YOUR GOAL: Restate the whole of the material. Keep every word, and drop the pictures.

****************************************

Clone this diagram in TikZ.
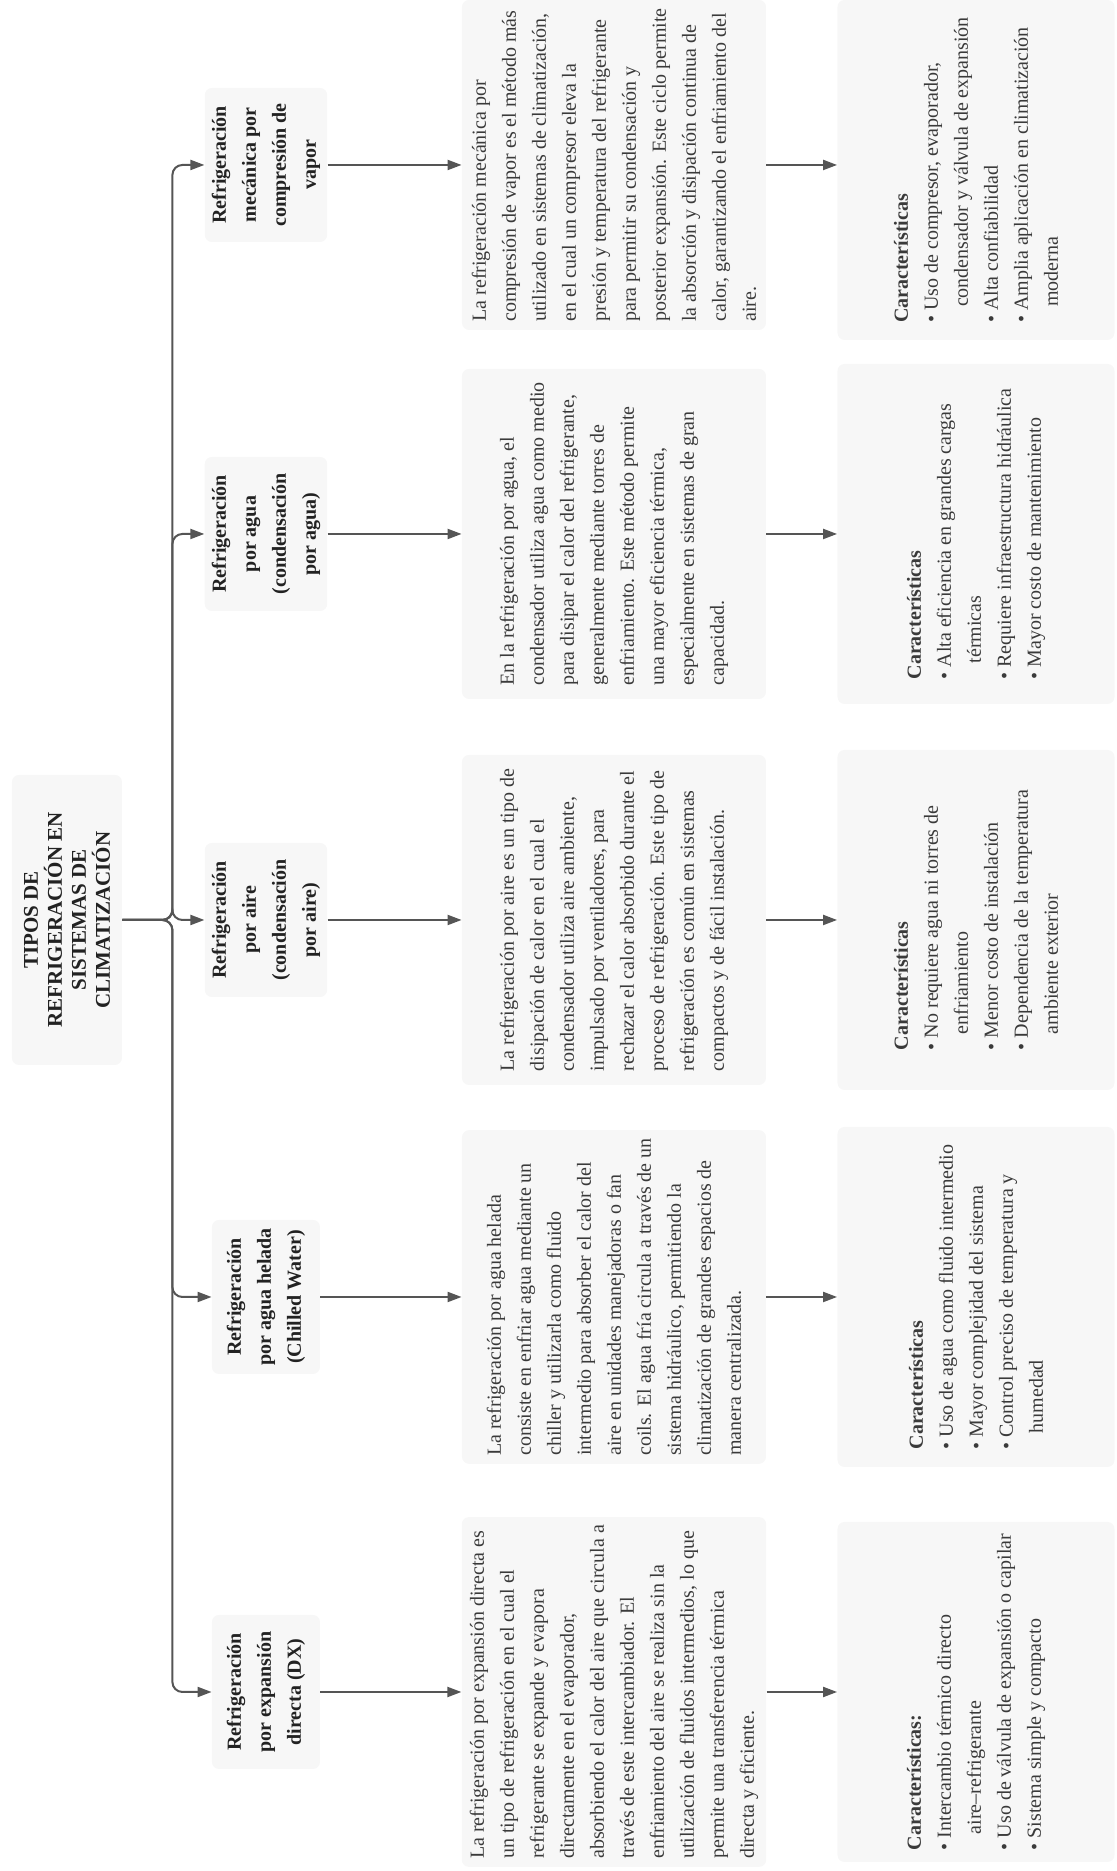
\documentclass[tikz,border=0pt]{standalone}
\usepackage{fontspec}
\setmainfont{Liberation Serif}
\usetikzlibrary{arrows.meta}
\definecolor{boxGray}{HTML}{F7F7F7}
\definecolor{linkGray}{HTML}{555555}
\definecolor{bodyGray}{HTML}{3A3A3A}
\definecolor{titleGray}{HTML}{222222}

\tikzset{
  basebox/.style={fill=boxGray, rounded corners=3.5pt, inner sep=4pt, align=left,
    text=bodyGray, font=\fontsize{10}{15}\selectfont},
  rootbox/.style={basebox, align=center, text=titleGray,
    font=\bfseries\fontsize{10.5}{12}\selectfont, minimum width=145pt, minimum height=55pt},
  typebox/.style={basebox, align=center, text=titleGray, inner sep=3.5pt,
    font=\bfseries\fontsize{10}{15}\selectfont, minimum width=77pt, minimum height=54pt},
  descbox/.style={basebox, minimum width=165pt, minimum height=152pt},
  featbox/.style={basebox, minimum width=170pt, minimum height=138.5pt},
  link/.style={draw=linkGray, line width=1pt, rounded corners=5pt,
    -{Triangle[length=7pt,width=5pt]}}
}
\newcommand{\featitem}{\textbullet~}
\newcommand{\featcont}{\hspace*{0.8em}}

\begin{document}
\begin{tikzpicture}
\begin{scope}[rotate=90, transform shape, x=0.5pt, y=0.5pt]
  \useasboundingbox (0,0) rectangle (1871,1117);

  \node[rootbox] (root) at (951,1050) {TIPOS DE\\REFRIGERACIÓN EN\\SISTEMAS DE\\CLIMATIZACIÓN};

  % tipos
  \node[typebox] (k1) at (1706,851) {Refrigeración\\mecánica por\\compresión de\\vapor};
  \node[typebox] (k2) at (1337,851) {Refrigeración\\por agua\\(condensación\\por agua)};
  \node[typebox] (k3) at (951,851) {Refrigeración\\por aire\\(condensación\\por aire)};
  \node[typebox] (k4) at (574,851) {Refrigeración\\por agua helada\\(Chilled Water)};
  \node[typebox] (k5) at (179,851) {Refrigeración\\por expansión\\directa (DX)};

  % descripciones
  \node[descbox] (t1) at (1706,503) {La refrigeración mecánica por\\compresión de vapor es el método más\\utilizado en sistemas de climatización,\\en el cual un compresor eleva la\\presión y temperatura del refrigerante\\para permitir su condensación y\\posterior expansión. Este ciclo permite\\la absorción y disipación continua de\\calor, garantizando el enfriamiento del\\aire.};
  \node[descbox] (t2) at (1337,503) {En la refrigeración por agua, el\\condensador utiliza agua como medio\\para disipar el calor del refrigerante,\\generalmente mediante torres de\\enfriamiento. Este método permite\\una mayor eficiencia térmica,\\especialmente en sistemas de gran\\capacidad.};
  \node[descbox] (t3) at (951,503) {La refrigeración por aire es un tipo de\\disipación de calor en el cual el\\condensador utiliza aire ambiente,\\impulsado por ventiladores, para\\rechazar el calor absorbido durante el\\proceso de refrigeración. Este tipo de\\refrigeración es común en sistemas\\compactos y de fácil instalación.};
  \node[descbox] (t4) at (574,503) {La refrigeración por agua helada\\consiste en enfriar agua mediante un\\chiller y utilizarla como fluido\\intermedio para absorber el calor del\\aire en unidades manejadoras o fan\\coils. El agua fría circula a través de un\\sistema hidráulico, permitiendo la\\climatización de grandes espacios de\\manera centralizada.};
  \node[descbox, minimum width=174pt] (t5) at (179,503) {La refrigeración por expansión directa es\\un tipo de refrigeración en el cual el\\refrigerante se expande y evapora\\directamente en el evaporador,\\absorbiendo el calor del aire que circula a\\través de este intercambiador. El\\enfriamiento del aire se realiza sin la\\utilización de fluidos intermedios, lo que\\permite una transferencia térmica\\directa y eficiente.};

  % caracteristicas
  \node[featbox] (c1) at (1701,141) {\textbf{Características}\\\featitem Uso de compresor, evaporador,\\\featcont condensador y válvula de expansión\\\featitem Alta confiabilidad\\\featitem Amplia aplicación en climatización\\\featcont moderna};
  \node[featbox] (c2) at (1337,141) {\textbf{Características}\\\featitem Alta eficiencia en grandes cargas\\\featcont térmicas\\\featitem Requiere infraestructura hidráulica\\\featitem Mayor costo de mantenimiento};
  \node[featbox] (c3) at (951,141) {\textbf{Características}\\\featitem No requiere agua ni torres de\\\featcont enfriamiento\\\featitem Menor costo de instalación\\\featitem Dependencia de la temperatura\\\featcont ambiente exterior};
  \node[featbox] (c4) at (574,141) {\textbf{Características}\\\featitem Uso de agua como fluido intermedio\\\featitem Mayor complejidad del sistema\\\featitem Control preciso de temperatura y\\\featcont humedad};
  \node[featbox] (c5) at (179,141) {\textbf{Características:}\\\featitem Intercambio térmico directo\\\featcont aire–refrigerante\\\featitem Uso de válvula de expansión o capilar\\\featitem Sistema simple y compacto};

  \foreach \i in {1,...,5} {
    \draw[link] (root.south) -- ++(0,-50) -| (k\i.north);
    \draw[link] (k\i.south) -- (t\i.north);
    \draw[link] (t\i.south) -- (t\i.south |- c\i.north);
  }
\end{scope}
\end{tikzpicture}
\end{document}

****************************************

RESPONSE TO THE TASK:
Clone this diagram in TikZ.
\documentclass[tikz,border=0pt]{standalone}
\usepackage{fontspec}
\setmainfont{Liberation Serif}
\usetikzlibrary{arrows.meta}
\definecolor{boxGray}{HTML}{F7F7F7}
\definecolor{linkGray}{HTML}{555555}
\definecolor{bodyGray}{HTML}{3A3A3A}
\definecolor{titleGray}{HTML}{222222}

\tikzset{
  basebox/.style={fill=boxGray, rounded corners=3.5pt, inner sep=4pt, align=left,
    text=bodyGray, font=\fontsize{10}{15}\selectfont},
  rootbox/.style={basebox, align=center, text=titleGray,
    font=\bfseries\fontsize{10.5}{12}\selectfont, minimum width=145pt, minimum height=55pt},
  typebox/.style={basebox, align=center, text=titleGray, inner sep=3.5pt,
    font=\bfseries\fontsize{10}{15}\selectfont, minimum width=77pt, minimum height=54pt},
  descbox/.style={basebox, minimum width=165pt, minimum height=152pt},
  featbox/.style={basebox, minimum width=170pt, minimum height=138.5pt},
  link/.style={draw=linkGray, line width=1pt, rounded corners=5pt,
    -{Triangle[length=7pt,width=5pt]}}
}
\newcommand{\featitem}{\textbullet~}
\newcommand{\featcont}{\hspace*{0.8em}}

\begin{document}
\begin{tikzpicture}
\begin{scope}[rotate=90, transform shape, x=0.5pt, y=0.5pt]
  \useasboundingbox (0,0) rectangle (1871,1117);

  \node[rootbox] (root) at (951,1050) {TIPOS DE\\REFRIGERACIÓN EN\\SISTEMAS DE\\CLIMATIZACIÓN};

  % tipos
  \node[typebox] (k1) at (1706,851) {Refrigeración\\mecánica por\\compresión de\\vapor};
  \node[typebox] (k2) at (1337,851) {Refrigeración\\por agua\\(condensación\\por agua)};
  \node[typebox] (k3) at (951,851) {Refrigeración\\por aire\\(condensación\\por aire)};
  \node[typebox] (k4) at (574,851) {Refrigeración\\por agua helada\\(Chilled Water)};
  \node[typebox] (k5) at (179,851) {Refrigeración\\por expansión\\directa (DX)};

  % descripciones
  \node[descbox] (t1) at (1706,503) {La refrigeración mecánica por\\compresión de vapor es el método más\\utilizado en sistemas de climatización,\\en el cual un compresor eleva la\\presión y temperatura del refrigerante\\para permitir su condensación y\\posterior expansión. Este ciclo permite\\la absorción y disipación continua de\\calor, garantizando el enfriamiento del\\aire.};
  \node[descbox] (t2) at (1337,503) {En la refrigeración por agua, el\\condensador utiliza agua como medio\\para disipar el calor del refrigerante,\\generalmente mediante torres de\\enfriamiento. Este método permite\\una mayor eficiencia térmica,\\especialmente en sistemas de gran\\capacidad.};
  \node[descbox] (t3) at (951,503) {La refrigeración por aire es un tipo de\\disipación de calor en el cual el\\condensador utiliza aire ambiente,\\impulsado por ventiladores, para\\rechazar el calor absorbido durante el\\proceso de refrigeración. Este tipo de\\refrigeración es común en sistemas\\compactos y de fácil instalación.};
  \node[descbox] (t4) at (574,503) {La refrigeración por agua helada\\consiste en enfriar agua mediante un\\chiller y utilizarla como fluido\\intermedio para absorber el calor del\\aire en unidades manejadoras o fan\\coils. El agua fría circula a través de un\\sistema hidráulico, permitiendo la\\climatización de grandes espacios de\\manera centralizada.};
  \node[descbox, minimum width=174pt] (t5) at (179,503) {La refrigeración por expansión directa es\\un tipo de refrigeración en el cual el\\refrigerante se expande y evapora\\directamente en el evaporador,\\absorbiendo el calor del aire que circula a\\través de este intercambiador. El\\enfriamiento del aire se realiza sin la\\utilización de fluidos intermedios, lo que\\permite una transferencia térmica\\directa y eficiente.};

  % caracteristicas
  \node[featbox] (c1) at (1701,141) {\textbf{Características}\\\featitem Uso de compresor, evaporador,\\\featcont condensador y válvula de expansión\\\featitem Alta confiabilidad\\\featitem Amplia aplicación en climatización\\\featcont moderna};
  \node[featbox] (c2) at (1337,141) {\textbf{Características}\\\featitem Alta eficiencia en grandes cargas\\\featcont térmicas\\\featitem Requiere infraestructura hidráulica\\\featitem Mayor costo de mantenimiento};
  \node[featbox] (c3) at (951,141) {\textbf{Características}\\\featitem No requiere agua ni torres de\\\featcont enfriamiento\\\featitem Menor costo de instalación\\\featitem Dependencia de la temperatura\\\featcont ambiente exterior};
  \node[featbox] (c4) at (574,141) {\textbf{Características}\\\featitem Uso de agua como fluido intermedio\\\featitem Mayor complejidad del sistema\\\featitem Control preciso de temperatura y\\\featcont humedad};
  \node[featbox] (c5) at (179,141) {\textbf{Características:}\\\featitem Intercambio térmico directo\\\featcont aire–refrigerante\\\featitem Uso de válvula de expansión o capilar\\\featitem Sistema simple y compacto};

  \foreach \i in {1,...,5} {
    \draw[link] (root.south) -- ++(0,-50) -| (k\i.north);
    \draw[link] (k\i.south) -- (t\i.north);
    \draw[link] (t\i.south) -- (t\i.south |- c\i.north);
  }
\end{scope}
\end{tikzpicture}
\end{document}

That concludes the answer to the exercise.